## Exercise directions
Return the lines beginning at the one that contains "Clone this chart in matplotlib." and continuing to the end of the entries, including both ends, exactly as written and nothing else.

───── Source data

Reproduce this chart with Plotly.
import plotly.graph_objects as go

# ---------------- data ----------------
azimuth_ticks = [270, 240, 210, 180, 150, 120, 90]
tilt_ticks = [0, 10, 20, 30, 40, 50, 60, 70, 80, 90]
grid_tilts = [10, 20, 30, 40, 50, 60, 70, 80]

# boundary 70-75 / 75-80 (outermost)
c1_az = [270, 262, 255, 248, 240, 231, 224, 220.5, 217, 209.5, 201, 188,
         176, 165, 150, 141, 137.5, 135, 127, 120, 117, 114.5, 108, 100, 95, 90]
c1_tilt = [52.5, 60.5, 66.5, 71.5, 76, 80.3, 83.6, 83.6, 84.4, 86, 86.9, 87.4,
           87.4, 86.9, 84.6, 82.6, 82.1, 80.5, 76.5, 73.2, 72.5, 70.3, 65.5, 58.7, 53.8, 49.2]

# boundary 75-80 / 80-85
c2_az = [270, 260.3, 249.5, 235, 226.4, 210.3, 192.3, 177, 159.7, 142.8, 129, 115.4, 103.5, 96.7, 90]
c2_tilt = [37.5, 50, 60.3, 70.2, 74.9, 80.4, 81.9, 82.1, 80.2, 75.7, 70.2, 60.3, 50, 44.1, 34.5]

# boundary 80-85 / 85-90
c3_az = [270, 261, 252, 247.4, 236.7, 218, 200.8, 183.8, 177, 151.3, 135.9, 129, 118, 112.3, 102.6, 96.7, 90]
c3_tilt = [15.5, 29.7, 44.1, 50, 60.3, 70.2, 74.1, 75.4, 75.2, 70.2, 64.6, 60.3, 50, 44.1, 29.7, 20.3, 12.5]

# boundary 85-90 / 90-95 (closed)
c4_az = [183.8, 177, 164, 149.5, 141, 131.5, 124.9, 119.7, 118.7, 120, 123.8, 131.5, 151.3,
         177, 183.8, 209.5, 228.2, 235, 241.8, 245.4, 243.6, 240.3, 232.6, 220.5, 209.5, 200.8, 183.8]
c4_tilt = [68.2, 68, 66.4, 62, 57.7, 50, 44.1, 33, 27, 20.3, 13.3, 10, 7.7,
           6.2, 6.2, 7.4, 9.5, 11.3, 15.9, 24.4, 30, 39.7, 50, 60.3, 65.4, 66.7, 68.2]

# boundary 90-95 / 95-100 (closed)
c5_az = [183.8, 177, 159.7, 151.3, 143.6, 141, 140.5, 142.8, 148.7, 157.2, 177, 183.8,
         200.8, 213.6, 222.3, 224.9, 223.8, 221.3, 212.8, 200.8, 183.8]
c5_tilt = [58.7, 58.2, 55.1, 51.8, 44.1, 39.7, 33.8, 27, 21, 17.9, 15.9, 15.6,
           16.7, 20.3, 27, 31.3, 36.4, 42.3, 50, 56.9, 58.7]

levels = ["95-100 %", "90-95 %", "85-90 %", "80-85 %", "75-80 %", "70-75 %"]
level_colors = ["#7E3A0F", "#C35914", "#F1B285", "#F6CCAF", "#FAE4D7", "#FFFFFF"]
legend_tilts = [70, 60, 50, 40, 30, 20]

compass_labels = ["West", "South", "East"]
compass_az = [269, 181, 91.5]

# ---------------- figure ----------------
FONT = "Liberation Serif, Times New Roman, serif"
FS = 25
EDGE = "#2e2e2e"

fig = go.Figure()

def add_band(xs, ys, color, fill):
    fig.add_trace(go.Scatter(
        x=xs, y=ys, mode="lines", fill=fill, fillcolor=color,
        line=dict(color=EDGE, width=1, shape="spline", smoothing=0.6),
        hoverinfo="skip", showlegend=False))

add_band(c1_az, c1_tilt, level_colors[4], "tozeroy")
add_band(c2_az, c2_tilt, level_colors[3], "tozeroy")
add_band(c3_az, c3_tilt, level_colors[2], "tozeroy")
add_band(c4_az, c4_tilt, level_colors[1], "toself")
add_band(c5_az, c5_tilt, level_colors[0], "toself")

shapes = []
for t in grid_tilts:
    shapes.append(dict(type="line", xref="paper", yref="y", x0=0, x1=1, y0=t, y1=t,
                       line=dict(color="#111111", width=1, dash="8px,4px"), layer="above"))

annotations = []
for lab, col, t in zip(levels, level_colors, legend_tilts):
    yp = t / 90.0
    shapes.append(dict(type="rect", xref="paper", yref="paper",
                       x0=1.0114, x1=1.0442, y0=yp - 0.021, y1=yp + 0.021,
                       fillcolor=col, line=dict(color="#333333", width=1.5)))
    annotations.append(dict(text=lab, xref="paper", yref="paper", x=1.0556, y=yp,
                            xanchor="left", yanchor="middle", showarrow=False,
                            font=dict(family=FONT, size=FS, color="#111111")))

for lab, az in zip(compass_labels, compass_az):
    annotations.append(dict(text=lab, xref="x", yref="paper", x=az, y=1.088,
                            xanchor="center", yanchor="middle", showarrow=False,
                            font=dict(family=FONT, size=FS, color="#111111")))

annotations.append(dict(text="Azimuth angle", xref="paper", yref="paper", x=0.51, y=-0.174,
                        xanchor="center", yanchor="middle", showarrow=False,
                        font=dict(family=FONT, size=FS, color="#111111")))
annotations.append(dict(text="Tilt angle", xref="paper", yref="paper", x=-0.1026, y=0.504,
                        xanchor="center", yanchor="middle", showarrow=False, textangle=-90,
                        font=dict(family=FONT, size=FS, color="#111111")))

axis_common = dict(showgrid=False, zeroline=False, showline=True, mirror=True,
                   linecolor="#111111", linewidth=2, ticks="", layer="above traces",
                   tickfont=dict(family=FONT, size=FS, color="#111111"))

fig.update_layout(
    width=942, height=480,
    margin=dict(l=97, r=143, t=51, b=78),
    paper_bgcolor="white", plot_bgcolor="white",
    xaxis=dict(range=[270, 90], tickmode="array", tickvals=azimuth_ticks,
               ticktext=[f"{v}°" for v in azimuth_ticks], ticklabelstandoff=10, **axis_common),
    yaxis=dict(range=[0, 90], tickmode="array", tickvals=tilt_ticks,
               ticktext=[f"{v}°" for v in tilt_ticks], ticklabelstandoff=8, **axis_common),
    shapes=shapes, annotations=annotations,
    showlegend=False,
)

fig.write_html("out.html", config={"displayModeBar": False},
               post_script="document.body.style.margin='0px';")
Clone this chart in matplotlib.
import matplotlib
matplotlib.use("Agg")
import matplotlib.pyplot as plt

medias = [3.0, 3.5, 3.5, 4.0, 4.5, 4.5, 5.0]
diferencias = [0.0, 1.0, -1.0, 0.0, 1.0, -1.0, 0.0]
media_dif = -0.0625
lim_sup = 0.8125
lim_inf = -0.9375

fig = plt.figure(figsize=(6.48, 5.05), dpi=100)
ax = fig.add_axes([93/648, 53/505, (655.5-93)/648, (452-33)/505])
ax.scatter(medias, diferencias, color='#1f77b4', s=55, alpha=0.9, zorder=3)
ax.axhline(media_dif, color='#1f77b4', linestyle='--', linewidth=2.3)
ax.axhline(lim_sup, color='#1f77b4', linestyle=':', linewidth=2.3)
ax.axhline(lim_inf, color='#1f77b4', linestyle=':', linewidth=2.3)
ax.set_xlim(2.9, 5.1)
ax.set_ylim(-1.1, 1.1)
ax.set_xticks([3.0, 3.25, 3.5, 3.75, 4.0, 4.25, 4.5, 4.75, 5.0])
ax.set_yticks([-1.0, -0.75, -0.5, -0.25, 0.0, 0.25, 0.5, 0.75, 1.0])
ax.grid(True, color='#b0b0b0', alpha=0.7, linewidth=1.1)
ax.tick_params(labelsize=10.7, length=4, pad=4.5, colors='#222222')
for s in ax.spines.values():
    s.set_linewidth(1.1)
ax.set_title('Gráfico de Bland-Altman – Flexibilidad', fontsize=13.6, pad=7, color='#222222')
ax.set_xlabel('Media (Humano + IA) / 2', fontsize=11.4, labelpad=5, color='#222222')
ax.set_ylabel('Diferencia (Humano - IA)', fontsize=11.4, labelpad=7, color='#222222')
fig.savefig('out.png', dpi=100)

──────────

## The output
Clone this chart in matplotlib.
import matplotlib
matplotlib.use("Agg")
import matplotlib.pyplot as plt

medias = [3.0, 3.5, 3.5, 4.0, 4.5, 4.5, 5.0]
diferencias = [0.0, 1.0, -1.0, 0.0, 1.0, -1.0, 0.0]
media_dif = -0.0625
lim_sup = 0.8125
lim_inf = -0.9375

fig = plt.figure(figsize=(6.48, 5.05), dpi=100)
ax = fig.add_axes([93/648, 53/505, (655.5-93)/648, (452-33)/505])
ax.scatter(medias, diferencias, color='#1f77b4', s=55, alpha=0.9, zorder=3)
ax.axhline(media_dif, color='#1f77b4', linestyle='--', linewidth=2.3)
ax.axhline(lim_sup, color='#1f77b4', linestyle=':', linewidth=2.3)
ax.axhline(lim_inf, color='#1f77b4', linestyle=':', linewidth=2.3)
ax.set_xlim(2.9, 5.1)
ax.set_ylim(-1.1, 1.1)
ax.set_xticks([3.0, 3.25, 3.5, 3.75, 4.0, 4.25, 4.5, 4.75, 5.0])
ax.set_yticks([-1.0, -0.75, -0.5, -0.25, 0.0, 0.25, 0.5, 0.75, 1.0])
ax.grid(True, color='#b0b0b0', alpha=0.7, linewidth=1.1)
ax.tick_params(labelsize=10.7, length=4, pad=4.5, colors='#222222')
for s in ax.spines.values():
    s.set_linewidth(1.1)
ax.set_title('Gráfico de Bland-Altman – Flexibilidad', fontsize=13.6, pad=7, color='#222222')
ax.set_xlabel('Media (Humano + IA) / 2', fontsize=11.4, labelpad=5, color='#222222')
ax.set_ylabel('Diferencia (Humano - IA)', fontsize=11.4, labelpad=7, color='#222222')
fig.savefig('out.png', dpi=100)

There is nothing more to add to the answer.